In the meantime, as indicated in our article in JIPLP [2011] 6 (7) 455–462, database owners should consider separating the creation of data from the creation of databases (investment in the obtaining, verification, and presentation of data) in order to maximize their chances of gaining protection for the database, and against extraction and re-utilization of data from it, under sui generis rights. If, for example, the database were formatted in a particular way it could qualify for database copyright and if this formatting were copied that could breach database copyrights (colour coding for example, as suggested by the AG).
The AG’s interpretation of the meaning of the ‘author’s own intellectual creation’, in particular the requirement for it to be an expression of personality, is significant. The Court of Appeal specifically found (in its referring judgment) that Article 3 ‘does not on its face call for anything artistic’. Whilst ‘mere sweat of the brow’ was excluded from the ‘author’s own intellectual creation’, the Court of Appeal found it ‘far from self-evident that other, truly creative but not artistic work is excluded’. The Court of Appeal called the meaning of ‘author’s own intellectual creation’, ‘a question calling for an answer’. The AG’s opinion is one answer, although not as specific as the Court of Appeal might have hoped.
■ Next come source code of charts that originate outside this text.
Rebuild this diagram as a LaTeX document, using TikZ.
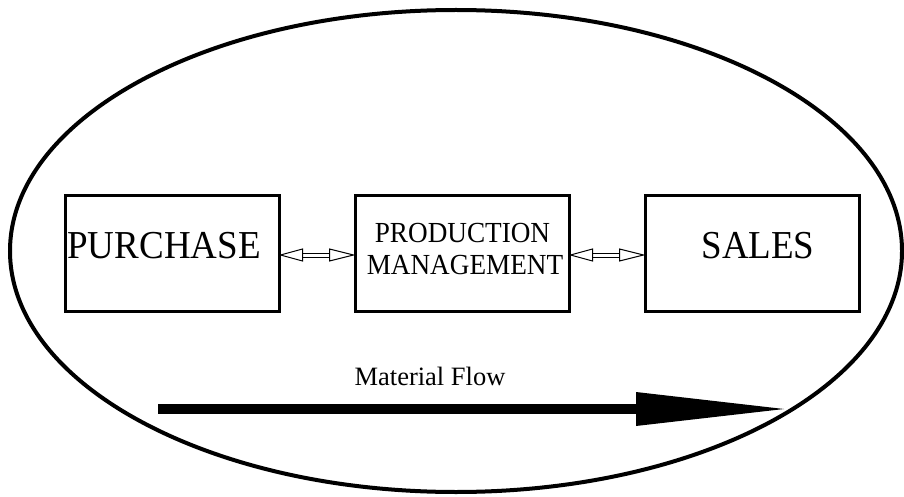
\documentclass[tikz,border=0pt]{standalone}
\usepackage{fontspec}
\setmainfont{Liberation Serif}
\usetikzlibrary{calc}
\tikzset{
  boxnode/.style={draw, line width=3pt, minimum width=214pt, minimum height=116pt, inner sep=0pt},
  hollowhead/.style={draw, line width=1pt, fill=white, line join=miter},
  txt/.style={anchor=base, inner sep=0pt},
}
\newcommand\tall[1]{\scalebox{1}[1.07]{#1}}
\newcommand\hollowdbl[2]{%
  \draw[hollowhead] (#1) -- ($(#1)+(22pt,6pt)$) -- ($(#1)+(22pt,-6pt)$) -- cycle;
  \draw[hollowhead] (#2) -- ($(#2)+(-24pt,6pt)$) -- ($(#2)+(-24pt,-6pt)$) -- cycle;
  \draw[line width=1pt] ($(#1)+(22pt,2pt)$) -- ($(#2)+(-24pt,2pt)$);
  \draw[line width=1pt] ($(#1)+(22pt,-2pt)$) -- ($(#2)+(-24pt,-2pt)$);
}
\begin{document}
\begin{tikzpicture}[x=1pt,y=-1pt]
\useasboundingbox (0,0) rectangle (904,497);
\draw[line width=4pt] (456,251) ellipse [x radius=446, y radius=241];
\node[boxnode] (pur) at (172,253) {};
\node[boxnode] (prod) at (462,253) {};
\node[boxnode] (sal) at (752,253) {};
\node[txt, font=\fontsize{37}{40}\selectfont] (purt) at (164,258) {\tall{PURCHASE}};
\node[txt, font=\fontsize{37}{40}\selectfont] (salt) at (758,258) {\tall{SALES}};
\node[txt, font=\fontsize{27.2}{32}\selectfont] (prodt1) at (462.5,242) {\tall{PRODUCTION}};
\node[txt, font=\fontsize{27.2}{32}\selectfont] (prodt2) at (465,274) {\tall{MANAGEMENT}};
\node[txt, font=\fontsize{26.5}{30}\selectfont] (mflow) at (430,385) {Material Flow};
\coordinate (a1) at ([yshift=-2pt]pur.east);
\coordinate (a2) at ([yshift=-2pt]prod.west);
\coordinate (b1) at ([yshift=-2pt]prod.east);
\coordinate (b2) at ([yshift=-2pt]sal.west);
\hollowdbl{a1}{a2}
\hollowdbl{b1}{b2}
\coordinate (fs) at (158,409);
\coordinate (fe) at (784,409);
\fill (fs) ++(0,-5) rectangle (637,414);
\fill (fe) -- (636,392) -- (636,426) -- cycle;
\end{tikzpicture}
\end{document}
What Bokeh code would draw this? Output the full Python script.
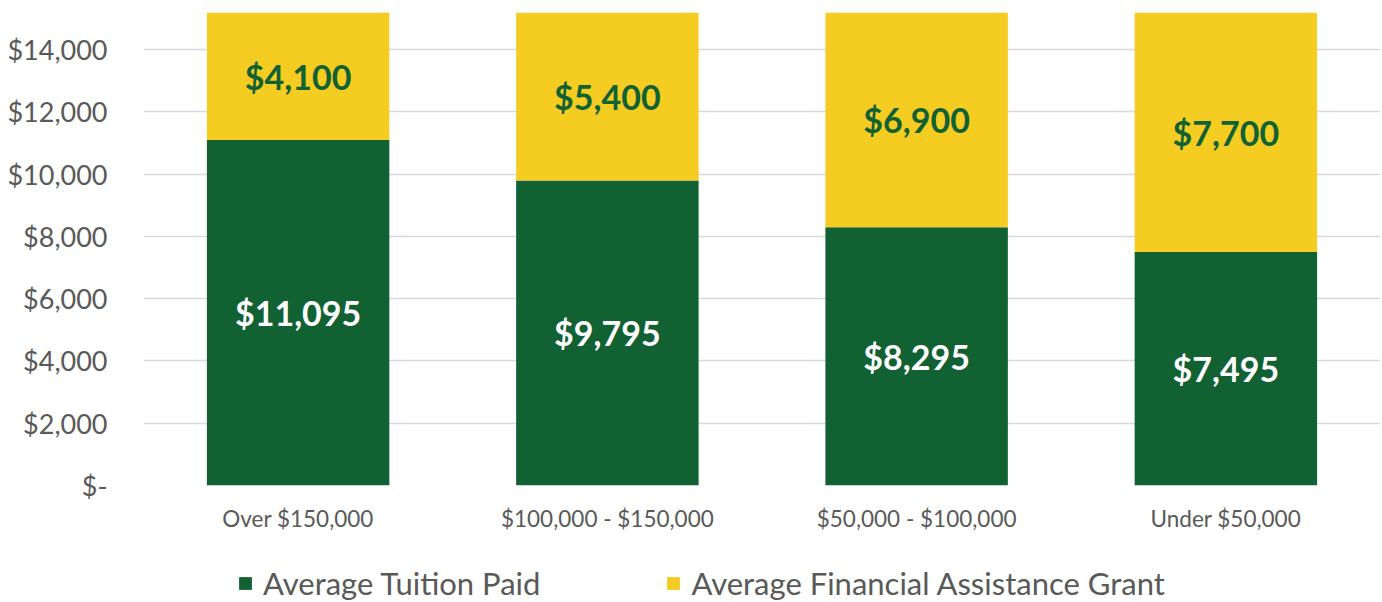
from bokeh.plotting import figure
from bokeh.layouts import column
from bokeh.models import ColumnDataSource, FactorRange, FixedTicker, Legend, LegendItem, Range1d
from bokeh.core.properties import value
from bokeh.embed import file_html
from bokeh.resources import INLINE

categories = ["Over $150,000", "$100,000 - $150,000", "$50,000 - $100,000", "Under $50,000"]
tuition = [11095, 9795, 8295, 7495]
grant = [4100, 5400, 6900, 7700]
series_names = ["Average Tuition Paid", "Average Financial Assistance Grant"]
y_ticks = [0, 2000, 4000, 6000, 8000, 10000, 12000, 14000]
y_tick_labels = ["$-", "$2,000", "$4,000", "$6,000", "$8,000", "$10,000", "$12,000", "$14,000"]

GREEN = "#116133"
GOLD = "#F5CC22"
GRAY = "#595959"
FONT = "Lato"

src = ColumnDataSource(dict(
    cat=categories,
    tuition=tuition,
    grant=grant,
    t_mid=[t / 2 for t in tuition],
    g_mid=[t + g / 2 for t, g in zip(tuition, grant)],
    t_lab=["${:,}".format(t) for t in tuition],
    g_lab=["${:,}".format(g) for g in grant],
))

p = figure(x_range=FactorRange(*categories, range_padding=0),
           y_range=Range1d(0, 15190),
           width=1382, height=540, output_backend="svg", toolbar_location=None,
           min_border_left=143, min_border_right=2, min_border_top=12, min_border_bottom=55)
p.outline_line_color = None
p.background_fill_color = "white"
p.border_fill_color = "white"

r = p.vbar_stack(["tuition", "grant"], x="cat", width=0.59, source=src,
                 color=[GREEN, GOLD], line_color=None)

p.text(x="cat", y="t_mid", text="t_lab", source=src, text_color="white",
       text_font=value(FONT), text_font_style="bold", text_font_size="34px",
       text_align="center", text_baseline="middle")
p.text(x="cat", y="g_mid", text="g_lab", source=src, text_color=GREEN,
       text_font=value(FONT), text_font_style="bold", text_font_size="34px",
       text_align="center", text_baseline="middle")

p.xgrid.grid_line_color = None
p.ygrid.grid_line_color = "#d9d9d9"
p.ygrid.grid_line_width = 1.3
p.yaxis.ticker = FixedTicker(ticks=y_ticks)
p.yaxis.major_label_overrides = {t: l for t, l in zip(y_ticks, y_tick_labels)}
for ax in (p.xaxis[0], p.yaxis[0]):
    ax.axis_line_color = None
    ax.major_tick_line_color = None
    ax.minor_tick_line_color = None
    ax.major_label_text_color = GRAY
    ax.major_label_text_font = FONT
p.yaxis.major_label_text_font_size = "27px"
p.yaxis.major_label_standoff = 30
p.xaxis.major_label_text_font_size = "22.5px"
p.xaxis.major_label_standoff = 13

# legend strip below the chart: the same series drawn into a y window far above
# the data, so the bars stay out of sight and only the legend shows
p2 = figure(width=1382, height=62, output_backend="svg", toolbar_location=None,
            x_range=FactorRange(*categories, range_padding=0), y_range=Range1d(50000, 50001),
            x_axis_type=None, y_axis_type=None,
            min_border_left=143, min_border_right=2, min_border_top=0, min_border_bottom=0)
p2.outline_line_color = None
p2.grid.visible = False
r2 = p2.vbar_stack(["tuition", "grant"], x="cat", width=0.59, source=src,
                   color=[GREEN, GOLD], line_color=None)
legend = Legend(items=[LegendItem(label=series_names[0], renderers=[r2[0]]),
                       LegendItem(label=series_names[1], renderers=[r2[1]])],
                location=(94, 0), orientation="horizontal",
                glyph_width=16, glyph_height=16, label_standoff=10, spacing=125,
                label_text_font=FONT, label_text_font_size="31px", label_text_color=GRAY,
                border_line_color=None, background_fill_alpha=0, padding=0, margin=0)
p2.add_layout(legend, "center")

layout = column(p, p2, spacing=0)
open("out.html", "w").write(file_html(layout, INLINE))
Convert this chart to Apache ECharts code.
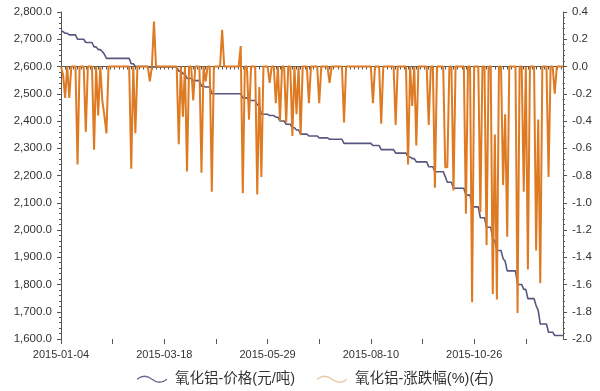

This could qualify for database copyright even though the original list did not.
However, none of the scenarios is of much comfort to those seeking to protect the data itself from extraction and use, something that sui generis database rights cover precisely but which data creators would not seem to have a chance of protecting in a database also managed by them if the AG’s opinion is followed by the ECJ. That is, unless there is another aspect to the structure of the database which is then also copied by the unlicensed user".